I continue to be astonished by the direction that safety engineers have taken. I wonder whether any of them actually drive their own inventions and find them helpful, or whether, perhaps, they think everyone else is an idiot. Or possibly, they are the types of people who have low excitability levels and require extreme measures to shake them out of a natural torpor. In any case, it didn’t take long for us to discover that this car had audible safety alarms permanently set to Hysteria.
Years of marriage have taught us to stay with our respective strong suits when dividing labor. I love cars and am a relatively happy and calm driver but cannot read a map. My husband is good at navigation. So, when we are traveling in Europe, I am almost always the one behind the wheel. It took about ten minutes to discover that this particular vehicle did not have a height adjustment for the seat, so no matter how we tried, I was unable to see completely over the hood. I now realize this is because the experts who designed the car had decided that the driver needn’t see because the car would simply terrify her into the safest path. After my husband had gotten the sitting on a phone book jokes out of his system, we set off.
As we pulled up to the rental company gate to insert the exit ticket, the car began a high-pitched beeping that made us both jump. The “there’s something close to the car” beep had two tones—one for the danger in front (the gate) and another for the danger to the side (the ticket machine). The level of pitch and volume seemed more appropriate to the Titanic hitting an iceberg, and the clamor continued for as long as we were stopped. It took several minutes for my heart rate to go down. Perhaps it was so startling because we were not used to the car, we thought.
But, no.
It was dark. And snowing. I was driving an unfamiliar car after twenty-four hours of travel, searching for a route I had only driven a few times many years before. It was rush hour, and the French driving style is … assertive. The GPS was curiously silent, but I was headed toward a roundabout which would require some decision making. Suddenly, in the dark, a woman’s voice seemed to come from the back seat. “DANGER ZONE!” she announced. “DANGER ZONE!” We both jumped, and I nearly swerved. The car beeped hideously. The dashboard flashed red.
“Jesus Christ!” I said, calmly.
“What the Hell was that?!” my husband replied.
Traffic swirled around us, merging and weaving as the cars chose their exits at top speed, changing lanes in front and behind us with hair-raising aggression.
“Go that way!!”
“What way?”
“THAT way! Quick! Get over! Right! Right!! RIGHT!!!”
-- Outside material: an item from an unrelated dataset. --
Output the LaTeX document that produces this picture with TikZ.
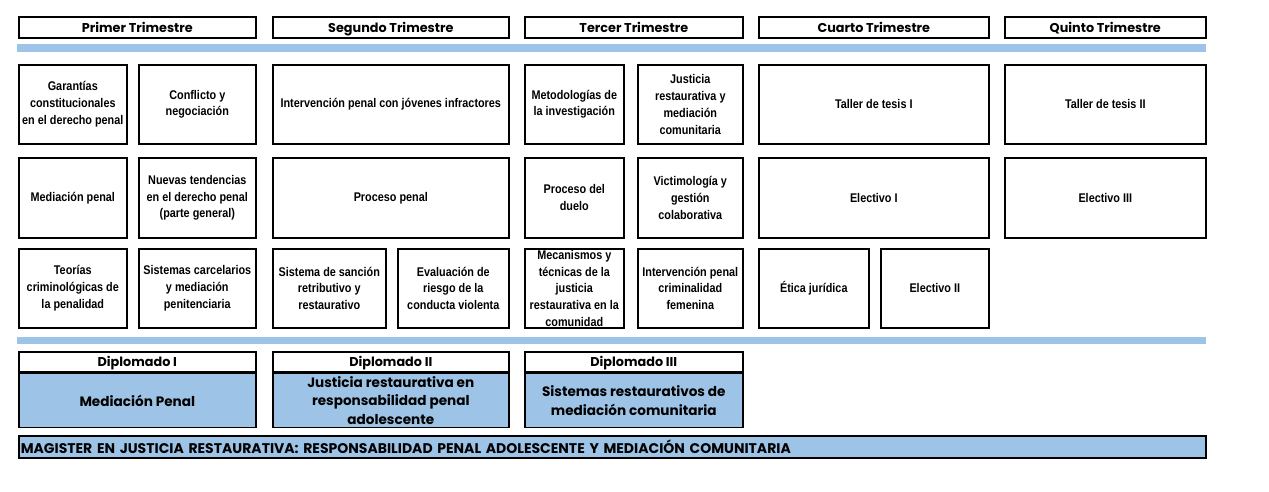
\documentclass[tikz,border=0pt]{standalone}
\usepackage{fontspec}
\setmainfont{Liberation Sans}
\newfontfamily\narrowfont[FakeStretch=0.86]{Liberation Sans}
\newfontfamily\gothicfont{Poppins}
\definecolor{barblue}{HTML}{9DC3E6}

\tikzset{
  curso/.style={draw,line width=1.6pt,anchor=north west,align=center,
    inner sep=0pt,font=\narrowfont\bfseries\fontsize{12.6}{16.8}\selectfont},
  trimestre/.style={curso,text height=9.5,text depth=0,
    font=\gothicfont\bfseries\fontsize{12.8}{14}\selectfont},
  diplotitulo/.style={trimestre,fill=white},
  diplocuerpo/.style={curso,fill=barblue,font=\gothicfont\bfseries\fontsize{13.6}{18.5}\selectfont},
  separador/.style={fill=barblue,draw=none},
}

\begin{document}
\begin{tikzpicture}[x=1pt,y=-1pt]
  \useasboundingbox[fill=white] (0,0) rectangle (1269,491);
  % trimestres
  \node[trimestre,minimum width=237,minimum height=21] (t1) at (18,16) {Primer Trimestre};
  \node[trimestre,minimum width=236,minimum height=21] (t2) at (272,16) {Segundo Trimestre};
  \node[trimestre,minimum width=218,minimum height=21] (t3) at (524,16) {Tercer Trimestre};
  \node[trimestre,minimum width=230,minimum height=21] (t4) at (758,16) {Cuarto Trimestre};
  \node[trimestre,minimum width=201,minimum height=21] (t5) at (1004,16) {Quinto Trimestre};
  \fill[separador] (17,44) rectangle (1206,52);

  % fila 1
  \node[curso,minimum width=108,minimum height=79] (garantias) at (18,64)
    {Garantías\\constitucionales\\en el derecho penal};
  \node[curso,minimum width=117,minimum height=79] (conflicto) at (138,64)
    {Conflicto y\\negociación};
  \node[curso,minimum width=236,minimum height=79] (jovenes) at (272,64)
    {Intervención penal con jóvenes infractores};
  \node[curso,minimum width=99,minimum height=79] (metodologias) at (524,64)
    {Metodologías de\\la investigación};
  \node[curso,minimum width=105,minimum height=79] (justicia) at (637,64)
    {Justicia\\restaurativa y\\mediación\\comunitaria};
  \node[curso,minimum width=230,minimum height=79] (tesis1) at (758,64)
    {Taller de tesis I};
  \node[curso,minimum width=201,minimum height=79] (tesis2) at (1004,64)
    {Taller de tesis II};

  % fila 2
  \node[curso,minimum width=108,minimum height=80] (mediacion) at (18,157)
    {Mediación penal};
  \node[curso,minimum width=117,minimum height=80] (tendencias) at (138,157)
    {Nuevas tendencias\\en el derecho penal\\(parte general)};
  \node[curso,minimum width=236,minimum height=80] (proceso) at (272,157)
    {Proceso penal};
  \node[curso,minimum width=99,minimum height=80] (duelo) at (524,157)
    {Proceso del\\duelo};
  \node[curso,minimum width=105,minimum height=80] (victimologia) at (637,157)
    {Victimología y\\gestión\\colaborativa};
  \node[curso,minimum width=230,minimum height=80] (electivo1) at (758,157)
    {Electivo I};
  \node[curso,minimum width=201,minimum height=80] (electivo3) at (1004,157)
    {Electivo III};

  % fila 3
  \node[curso,minimum width=108,minimum height=79] (teorias) at (18,248)
    {Teorías\\criminológicas de\\la penalidad};
  \node[curso,minimum width=117,minimum height=79] (carcelarios) at (138,248)
    {Sistemas carcelarios\\y mediación\\penitenciaria};
  \node[curso,minimum width=113,minimum height=79] (sancion) at (272,248)
    {Sistema de sanción\\retributivo y\\restaurativo};
  \node[curso,minimum width=111,minimum height=79] (riesgo) at (397,248)
    {Evaluación de\\riesgo de la\\conducta violenta};
  \node[curso,minimum width=99,minimum height=79] (mecanismos) at (524,248)
    {Mecanismos y\\técnicas de la\\justicia\\restaurativa en la\\comunidad};
  \node[curso,minimum width=105,minimum height=79] (femenina) at (637,248)
    {Intervención penal\\criminalidad\\femenina};
  \node[curso,minimum width=110,minimum height=79] (etica) at (758,248)
    {Ética jurídica};
  \node[curso,minimum width=108,minimum height=79] (electivo2) at (880,248)
    {Electivo II};
  \fill[separador] (17,337) rectangle (1206,344);

  % diplomados
  \node[diplotitulo,minimum width=237,minimum height=20] (d1) at (18,351) {Diplomado I};
  \node[diplocuerpo,minimum width=237,minimum height=54] (d1c) at (d1.south west)
    {Mediación Penal};
  \node[diplotitulo,minimum width=236,minimum height=20] (d2) at (272,351) {Diplomado II};
  \node[diplocuerpo,minimum width=236,minimum height=54] (d2c) at (d2.south west)
    {Justicia restaurativa en\\responsabilidad penal\\adolescente};
  \node[diplotitulo,minimum width=218,minimum height=20] (d3) at (524,351) {Diplomado III};
  \node[diplocuerpo,minimum width=218,minimum height=54] (d3c) at (d3.south west)
    {Sistemas restaurativos de\\mediación comunitaria};

  % magister
  \node[curso,fill=barblue,minimum width=1187,minimum height=22,text width=1183,
    align=left,font=\gothicfont\bfseries\fontsize{14}{15}\selectfont] (magister) at (18,435)
    {MAGISTER EN JUSTICIA RESTAURATIVA: RESPONSABILIDAD PENAL ADOLESCENTE Y MEDIACIÓN COMUNITARIA};
\end{tikzpicture}
\end{document}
My husband’s voice of alarm was considerably less unsettling than the car’s.
We exited the roundabout as a small panel truck darted in front of us with inches to spare. There were no alarms for that.
We drove on. I tried not to clench the wheel.
“What should I do after this?” I asked my exhausted husband. He gestured vaguely in a direction.
“I can’t see your hand while I’m driving,” I said, somewhat testily.
“DANGER ZONE!” Announced the car, accompanied by a choir of beeping and flashing red lights.
“You missed the turn.”
“How was I supposed to tell? It was very confusing.”
There then followed a lively marital exchange of views, culminating in the predictable, “Well, why don’t you drive then.”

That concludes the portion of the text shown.